*DATA FOR THE TASK*
····················
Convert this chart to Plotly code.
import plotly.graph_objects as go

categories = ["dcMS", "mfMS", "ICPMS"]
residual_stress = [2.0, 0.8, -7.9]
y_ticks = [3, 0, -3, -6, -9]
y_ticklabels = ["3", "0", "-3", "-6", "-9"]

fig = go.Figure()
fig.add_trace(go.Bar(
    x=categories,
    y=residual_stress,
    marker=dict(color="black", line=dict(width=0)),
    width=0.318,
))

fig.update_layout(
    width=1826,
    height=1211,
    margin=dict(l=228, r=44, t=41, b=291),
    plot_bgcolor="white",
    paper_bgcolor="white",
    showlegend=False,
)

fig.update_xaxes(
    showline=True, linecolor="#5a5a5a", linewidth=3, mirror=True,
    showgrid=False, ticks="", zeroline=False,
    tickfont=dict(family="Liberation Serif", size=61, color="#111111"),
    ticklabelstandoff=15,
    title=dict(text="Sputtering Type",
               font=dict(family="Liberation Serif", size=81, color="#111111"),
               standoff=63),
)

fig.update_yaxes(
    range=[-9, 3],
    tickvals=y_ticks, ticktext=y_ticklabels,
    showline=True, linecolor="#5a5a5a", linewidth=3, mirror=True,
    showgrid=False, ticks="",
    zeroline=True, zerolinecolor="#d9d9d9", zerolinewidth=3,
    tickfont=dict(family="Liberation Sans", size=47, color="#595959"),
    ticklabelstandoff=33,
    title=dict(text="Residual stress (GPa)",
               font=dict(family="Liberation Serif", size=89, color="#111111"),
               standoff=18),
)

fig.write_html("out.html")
····················
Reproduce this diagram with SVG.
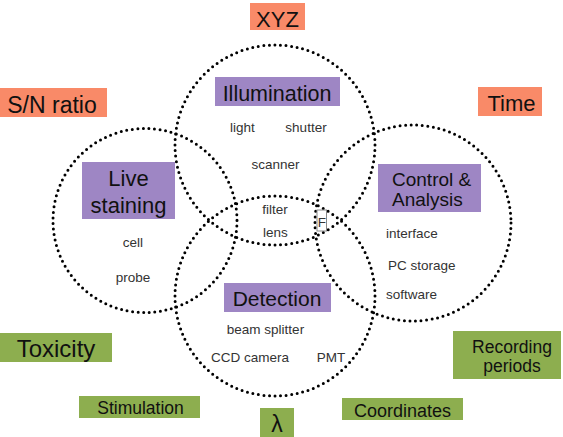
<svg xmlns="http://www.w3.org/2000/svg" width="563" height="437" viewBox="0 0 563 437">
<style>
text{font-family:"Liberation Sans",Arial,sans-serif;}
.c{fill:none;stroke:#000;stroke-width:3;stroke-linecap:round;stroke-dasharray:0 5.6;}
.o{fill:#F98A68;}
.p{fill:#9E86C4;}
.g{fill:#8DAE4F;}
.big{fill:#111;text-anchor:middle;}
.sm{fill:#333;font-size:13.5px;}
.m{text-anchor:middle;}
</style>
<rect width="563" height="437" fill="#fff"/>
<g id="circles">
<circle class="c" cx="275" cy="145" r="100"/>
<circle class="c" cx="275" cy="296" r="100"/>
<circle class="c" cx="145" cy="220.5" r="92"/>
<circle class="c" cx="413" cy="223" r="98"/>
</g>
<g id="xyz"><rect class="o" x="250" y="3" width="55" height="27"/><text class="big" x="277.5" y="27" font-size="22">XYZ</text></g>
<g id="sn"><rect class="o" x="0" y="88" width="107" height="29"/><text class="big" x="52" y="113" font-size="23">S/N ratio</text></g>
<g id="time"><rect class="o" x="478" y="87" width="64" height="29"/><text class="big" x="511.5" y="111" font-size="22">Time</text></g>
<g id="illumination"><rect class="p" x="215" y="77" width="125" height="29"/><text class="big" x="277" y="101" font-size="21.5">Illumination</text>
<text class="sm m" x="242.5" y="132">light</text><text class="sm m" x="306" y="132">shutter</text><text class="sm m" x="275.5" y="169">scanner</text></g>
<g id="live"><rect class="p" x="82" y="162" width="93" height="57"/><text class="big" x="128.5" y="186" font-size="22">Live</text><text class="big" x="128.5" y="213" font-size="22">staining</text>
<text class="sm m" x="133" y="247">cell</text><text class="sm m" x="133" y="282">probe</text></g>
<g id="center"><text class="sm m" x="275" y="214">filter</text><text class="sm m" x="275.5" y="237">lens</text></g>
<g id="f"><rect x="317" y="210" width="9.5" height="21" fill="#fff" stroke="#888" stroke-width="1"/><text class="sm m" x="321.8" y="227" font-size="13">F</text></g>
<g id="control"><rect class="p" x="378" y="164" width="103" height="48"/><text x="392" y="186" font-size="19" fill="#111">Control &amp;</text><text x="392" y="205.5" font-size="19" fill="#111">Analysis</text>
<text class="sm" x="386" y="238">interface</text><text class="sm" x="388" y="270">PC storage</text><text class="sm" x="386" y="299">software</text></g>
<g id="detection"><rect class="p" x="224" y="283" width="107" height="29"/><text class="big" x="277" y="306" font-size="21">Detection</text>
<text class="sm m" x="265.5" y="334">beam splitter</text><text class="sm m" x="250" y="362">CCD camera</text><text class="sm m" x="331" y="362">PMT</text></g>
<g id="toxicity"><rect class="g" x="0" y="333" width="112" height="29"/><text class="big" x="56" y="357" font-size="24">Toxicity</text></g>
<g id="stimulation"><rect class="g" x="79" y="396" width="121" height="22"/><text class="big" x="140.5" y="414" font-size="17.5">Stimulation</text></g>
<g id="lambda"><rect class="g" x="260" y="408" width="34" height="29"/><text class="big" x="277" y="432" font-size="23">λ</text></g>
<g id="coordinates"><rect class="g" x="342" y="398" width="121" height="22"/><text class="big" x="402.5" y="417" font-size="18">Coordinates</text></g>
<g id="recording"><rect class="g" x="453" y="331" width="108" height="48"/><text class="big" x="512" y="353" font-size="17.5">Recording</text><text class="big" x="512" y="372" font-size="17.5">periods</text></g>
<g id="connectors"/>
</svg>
····················
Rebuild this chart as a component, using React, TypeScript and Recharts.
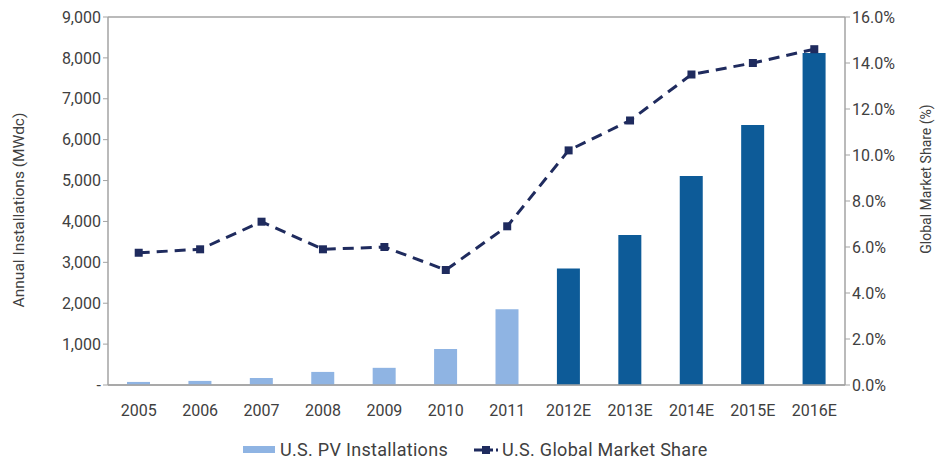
····················
*GOAL*
Return every line of the preceding records in which the word "chart" appears.

*TASK RESPONSE*
Convert this chart to Plotly code.
Rebuild this chart as a component, using React, TypeScript and Recharts.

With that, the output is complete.